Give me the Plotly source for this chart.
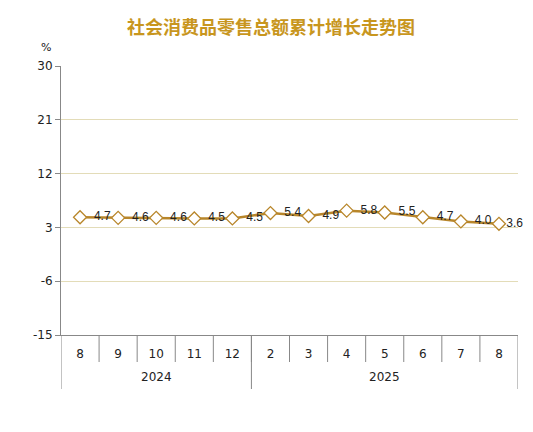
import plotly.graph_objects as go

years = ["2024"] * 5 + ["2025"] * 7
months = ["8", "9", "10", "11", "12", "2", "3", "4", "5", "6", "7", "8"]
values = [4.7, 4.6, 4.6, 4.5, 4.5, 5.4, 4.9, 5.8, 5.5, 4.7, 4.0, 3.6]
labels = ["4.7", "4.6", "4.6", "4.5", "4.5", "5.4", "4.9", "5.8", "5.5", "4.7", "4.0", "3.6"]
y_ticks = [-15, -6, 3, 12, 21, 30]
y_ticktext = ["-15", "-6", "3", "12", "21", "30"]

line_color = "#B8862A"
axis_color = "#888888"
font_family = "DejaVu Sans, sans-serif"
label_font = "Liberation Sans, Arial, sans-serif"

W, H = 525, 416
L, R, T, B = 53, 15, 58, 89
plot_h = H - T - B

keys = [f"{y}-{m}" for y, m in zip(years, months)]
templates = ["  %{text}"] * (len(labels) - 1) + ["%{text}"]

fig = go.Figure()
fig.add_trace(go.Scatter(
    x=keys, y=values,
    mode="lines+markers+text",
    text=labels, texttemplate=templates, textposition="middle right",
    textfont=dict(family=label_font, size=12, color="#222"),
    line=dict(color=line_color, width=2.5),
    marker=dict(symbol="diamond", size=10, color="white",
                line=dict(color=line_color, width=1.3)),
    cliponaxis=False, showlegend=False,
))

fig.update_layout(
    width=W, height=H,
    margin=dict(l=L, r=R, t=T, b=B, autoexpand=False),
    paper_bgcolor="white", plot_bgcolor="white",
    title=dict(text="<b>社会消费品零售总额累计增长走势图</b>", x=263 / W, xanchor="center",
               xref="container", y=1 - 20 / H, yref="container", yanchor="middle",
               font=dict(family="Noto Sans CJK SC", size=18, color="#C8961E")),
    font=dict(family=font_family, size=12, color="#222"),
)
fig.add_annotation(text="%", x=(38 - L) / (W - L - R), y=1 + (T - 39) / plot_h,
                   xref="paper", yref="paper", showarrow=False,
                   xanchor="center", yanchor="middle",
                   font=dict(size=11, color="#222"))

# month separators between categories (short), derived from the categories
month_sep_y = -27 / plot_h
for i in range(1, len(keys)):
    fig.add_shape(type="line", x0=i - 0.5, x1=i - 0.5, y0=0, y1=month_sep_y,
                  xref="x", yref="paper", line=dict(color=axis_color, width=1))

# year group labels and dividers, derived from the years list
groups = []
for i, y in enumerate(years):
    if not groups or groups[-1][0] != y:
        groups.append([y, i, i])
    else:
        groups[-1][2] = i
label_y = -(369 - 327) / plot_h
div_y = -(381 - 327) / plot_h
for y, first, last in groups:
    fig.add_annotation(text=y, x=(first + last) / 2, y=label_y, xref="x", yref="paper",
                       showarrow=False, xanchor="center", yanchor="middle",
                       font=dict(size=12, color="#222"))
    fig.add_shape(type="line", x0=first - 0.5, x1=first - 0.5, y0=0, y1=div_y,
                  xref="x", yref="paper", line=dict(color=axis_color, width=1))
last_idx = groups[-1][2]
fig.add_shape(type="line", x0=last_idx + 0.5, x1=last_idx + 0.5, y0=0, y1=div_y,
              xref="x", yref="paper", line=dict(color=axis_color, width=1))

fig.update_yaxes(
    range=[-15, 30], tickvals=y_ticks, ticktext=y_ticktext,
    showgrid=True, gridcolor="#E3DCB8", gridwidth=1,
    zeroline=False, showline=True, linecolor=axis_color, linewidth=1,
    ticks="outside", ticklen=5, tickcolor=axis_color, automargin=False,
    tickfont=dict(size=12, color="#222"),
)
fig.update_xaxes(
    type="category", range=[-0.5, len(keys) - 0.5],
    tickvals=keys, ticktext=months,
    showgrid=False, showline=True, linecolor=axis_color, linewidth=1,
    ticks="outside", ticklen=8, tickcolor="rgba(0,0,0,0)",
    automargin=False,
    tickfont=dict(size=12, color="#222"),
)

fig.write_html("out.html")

————————

WHAT TO DO =
Restate each line from the start of the listing through the line bearing "import plotly.graph_objects as go" word for word. Drop the pictures.

SOLUTION =
Give me the Plotly source for this chart.
import plotly.graph_objects as go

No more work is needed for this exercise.